E já que estamos no labiríntico assunto de Borges (nota abaixo), uma notícia sensacional: está prestes a chegar às livrarias o que o jornal “Clarín” apresenta como o acontecimento literário do ano na Argentina. E não só na Argentina, observa Jean-François Flogel em seu blog no site Boomeran(g). Trata-se do minucioso e, parece, indiscretíssimo diário em que o escritor argentino Adolfo Bioy Casares (1914-1999), amigo e parceiro literário de Jorge Luis, registrou a convivência dos dois de 1947 a 1986, quando Borges morreu.
A reportagem do “Clarín” sobre o lançamento pode ser lida aqui, mas os trechos do livro, adiantados na revista do jornal, “Ñ”, não estão disponíveis na internet. Graças a Flogel, aqui vai um deles, que mostra os dois escritores numa venenosa conversa de comadres sobre o Nobel em outubro de 1956 – cedo demais para que Borges, que jamais ganhou o prêmio, pudesse ser acusado de estar ressentido com a Academia Sueca:
Borges me disse: “Deram o prêmio Nobel a Juan Ramón Jiménez”. BIOY: “Que vergonha”. BORGES: “…para Estocolmo. Primeiro Gabriela, agora Juan Ramón. São melhores para inventar a dinamite do que para dar prêmios”. BIOY: “De qualquer modo, Juan Ramón é muito melhor que Gabriela Mistral. Os poemas ruins de Juan Ramón são ruins, mas os melhores são bastante bons. Gabriela Mistral não escreveu nenhum poema bastante bom”.

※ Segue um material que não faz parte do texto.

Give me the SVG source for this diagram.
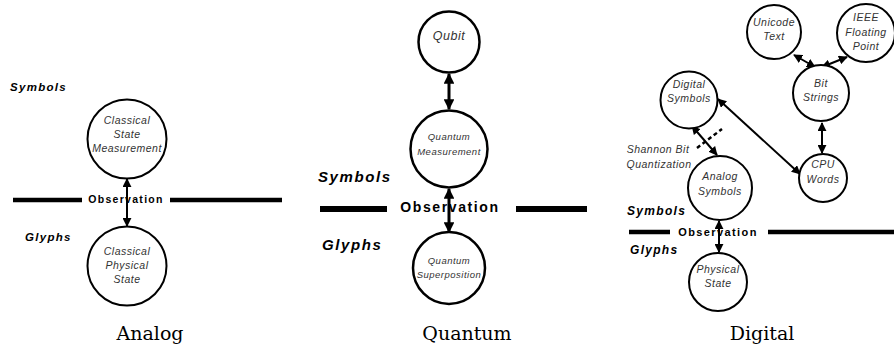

Juan Ramón Jiménez é um poeta espanhol. Gabriela Mistral, premiada em 1945, uma poeta chilena. Nunca li nenhum dos dois. Adolfo Bioy Casares, um grande escritor que só mesmo o gigantismo de Borges poderia ter relegado a plano secundário, anda em evidência no Brasil devido a dois lançamentos da Cosac Naify: “A invenção de Morel” e, em edição caprichada e recentíssima, “Histórias fantásticas” (contos traduzidos por José Geraldo Couto, 304 páginas, R$ 46).

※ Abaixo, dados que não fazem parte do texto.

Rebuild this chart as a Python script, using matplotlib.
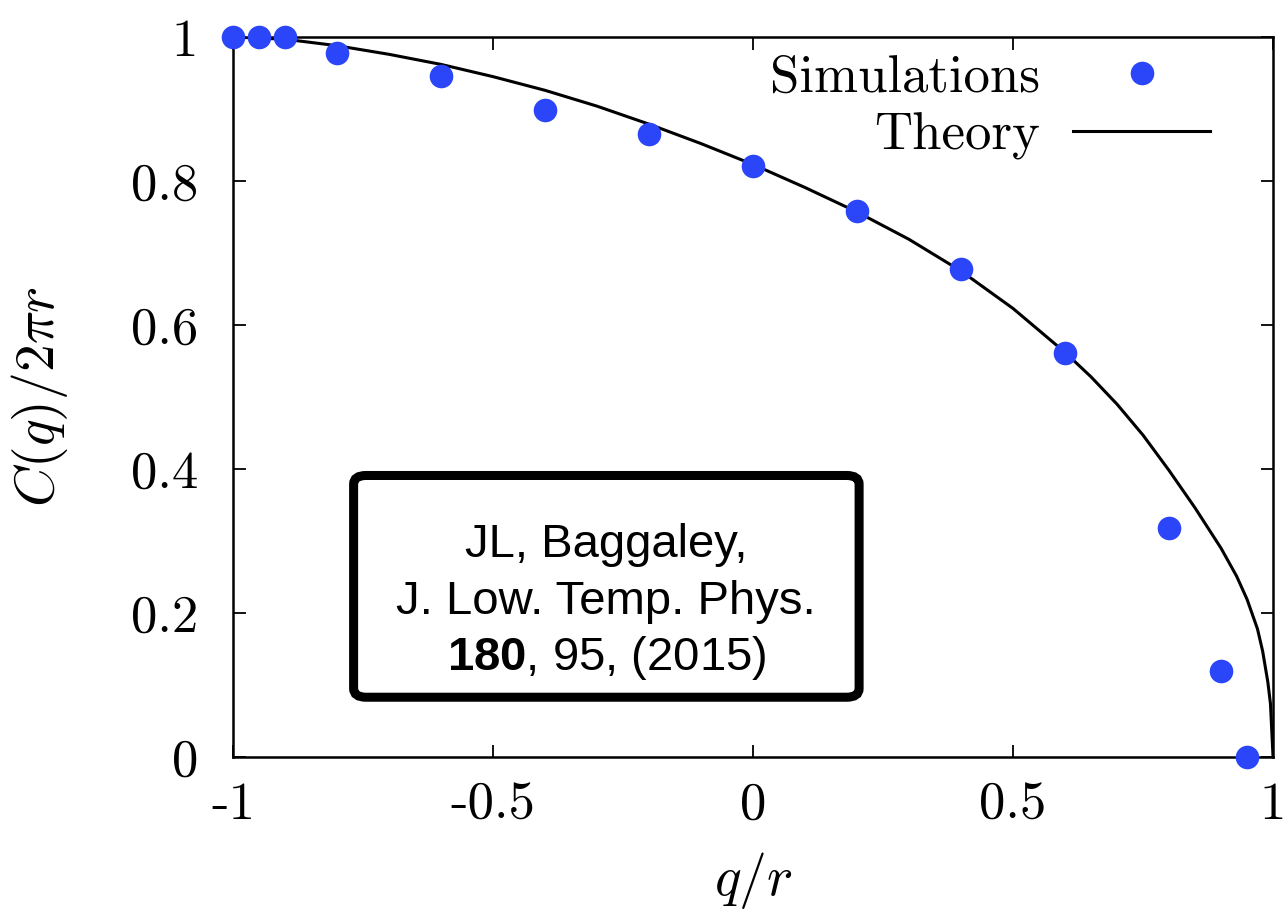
import numpy as np
import matplotlib
matplotlib.use("Agg")
import matplotlib.pyplot as plt
from matplotlib.patches import FancyBboxPatch

plt.rcParams["mathtext.fontset"] = "cm"
plt.rcParams["mathtext.bf"] = "Liberation Sans:bold"
plt.rcParams["axes.unicode_minus"] = False

# simulation points
sim_q = [-1.0, -0.95, -0.9, -0.8, -0.6, -0.4, -0.2, 0.0, 0.2, 0.4, 0.6, 0.8, 0.9, 0.95]
sim_c = [1.0, 1.0, 1.0, 0.978, 0.946, 0.899, 0.866, 0.821, 0.758, 0.678, 0.561, 0.318, 0.119, 0.0]

# theory curve
th_q = [-1.0, -0.9, -0.8, -0.7, -0.6, -0.5, -0.4, -0.3, -0.2, -0.1, 0.0, 0.1, 0.2, 0.3,
        0.4, 0.5, 0.6, 0.65, 0.7, 0.75, 0.8, 0.85, 0.9, 0.93, 0.95, 0.97, 0.98, 0.99, 0.995, 1.0]
th_c = [1.0, 0.997, 0.988, 0.976, 0.962, 0.945, 0.926, 0.904, 0.879, 0.852, 0.823, 0.791, 0.757, 0.719,
        0.675, 0.623, 0.562, 0.528, 0.490, 0.447, 0.398, 0.346, 0.290, 0.251, 0.219, 0.178, 0.147,
        0.104, 0.074, 0.0]

xtick_vals = [-1, -0.5, 0, 0.5, 1]
xtick_labels = ["-1", "-0.5", "0", "0.5", "1"]
ytick_vals = [0, 0.2, 0.4, 0.6, 0.8, 1]
ytick_labels = ["0", "0.2", "0.4", "0.6", "0.8", "1"]

fig = plt.figure(figsize=(12.85, 9.19), dpi=100)
ax = fig.add_axes([0.1813, 0.1763, 0.8094, 0.7834])

ax.plot(th_q, th_c, color="black", lw=2.2, label="Theory", zorder=2)
ax.plot(sim_q, sim_c, "o", color="#2a46f8", ms=17, mec="none",
        label="Simulations", clip_on=False, zorder=3)

ax.set_xlim(-1, 1)
ax.set_ylim(0, 1)
ax.set_xticks(xtick_vals)
ax.set_xticklabels(xtick_labels, fontfamily="cmr10", fontsize=38)
ax.set_yticks(ytick_vals)
ax.set_yticklabels(ytick_labels, fontfamily="cmr10", fontsize=38)
ax.tick_params(direction="in", top=True, right=True, length=9, width=1.3)
ax.tick_params(axis="y", pad=25)
ax.tick_params(axis="x", pad=18)
for sp in ax.spines.values():
    sp.set_linewidth(1.8)

ax.set_xlabel(r"$q/r$", fontsize=40)
ax.set_ylabel(r"$C(q)/2\pi r$", fontsize=40)
ax.xaxis.set_label_coords(0.5, -0.171)
ax.yaxis.set_label_coords(-0.186, 0.5)
ax.xaxis.label.set_va("center")
ax.yaxis.label.set_va("center")

# legend: text on the left, key on the right
handles, labels = ax.get_legend_handles_labels()
leg = ax.legend(handles[::-1], labels[::-1], loc="upper right", frameon=False,
                markerfirst=False, prop={"family": "cmr10", "size": 38},
                handlelength=2.6, handletextpad=0.63, labelspacing=0.2,
                borderaxespad=0.0, bbox_to_anchor=(0.96, 1.005))

# citation box
box = FancyBboxPatch((0.116, 0.083), 0.486, 0.308, transform=ax.transAxes,
                     boxstyle="round,pad=0,rounding_size=0.012",
                     fc="white", ec="black", lw=6.5, zorder=4)
ax.add_patch(box)
lines = ["JL, Baggaley,", "J. Low. Temp. Phys.", r"$\mathbf{180}$, 95, (2015)"]
ys = [0.294, 0.215, 0.137]
for s, y in zip(lines, ys):
    ax.text(0.359, y, s, transform=ax.transAxes, ha="center", va="center",
            fontsize=34, fontfamily="Liberation Sans", math_fontfamily="custom", zorder=5)

fig.savefig("out.png", dpi=100)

O diário de Bioy Casares vai ser publicado simultaneamente na Argentina e na Espanha pela editora Destino. Terá 1.600 páginas (em quantos volumes?) e um título simples: “Borges”.
6 Comentários
Casares é um escritor extraordinário que em boa hora vem sendo resdescoberto por aqui. A edição de “Histórias fantásticas” está uma beleza, e a notícia que vc nos traz é ótima. Nossa, estou parecendo Candide…

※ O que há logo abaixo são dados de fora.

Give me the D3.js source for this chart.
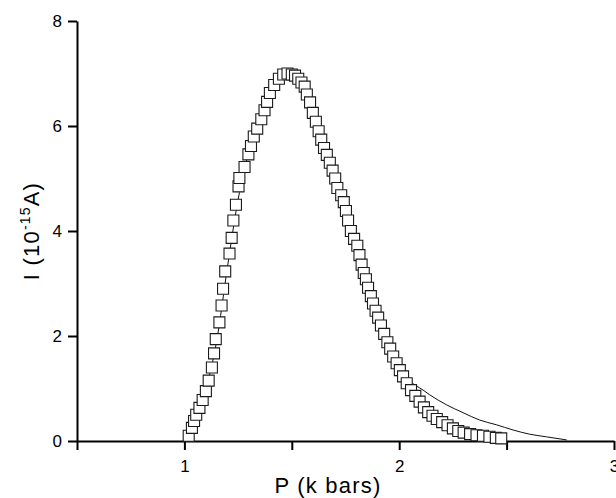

ai ai! o que posso dizer, 1600 páginas e um só bolso…
Borges era tão generoso e especial que disse uma vez que quando escrevia com Bioy Casares perdia a noção de autoria. Não sabia se era ele ou o Bioy que tinha escrito. Tenho uma pequena auto-biografia dele que infelizmente não está comigo agora. Mas ele conta, por exemplo, da época em que trabalhava na bibliioteca como subalterno e seus colega ficaram muito espantados ao ver um Jorge Luis Borges num verbete, escritor e com a mesma data de nascimento do Borges colega de trabalho. Conta também que perto do Natal a diretora dava uma caixinha de chá importado e que quando ele chegava no ponto de ônibus sentia vontade de chorar por causa de uma certa humilhação (ele não usa esta palavra).
Que maldade com a Mistral e com o Jiménez! Então Borges era malvadinho? (Bioy Casares, eu já sabia, hahaha)
Caro Sérgio,
a Gabriela Mistral não merece sequer uma “mirada”, chatinha que só. Agora o Juan Ramón tem coisas muito boas, tenho a felicidade de ter a sua obra poética completa numa edição da Aguillar espanhola e concordo com o Casares, alguns poemas são mesmo muito bons.
Agora, responda rápido: qual a chance desse diário ser editado no Brasil?
Caro Sérgio
Do Jimenez, li “Platero y Yo”, há tantos anos que perdi a conta. São conversas de um aldeão com o seu burrinho Platero, pelas quais vislumbramos a vida do pequeno burgo. Na época, os pequenos quadros em prosa poética me pareceram simplesmente deliciosos. Pretendo reconferir, mas desconfio que seja imperdível.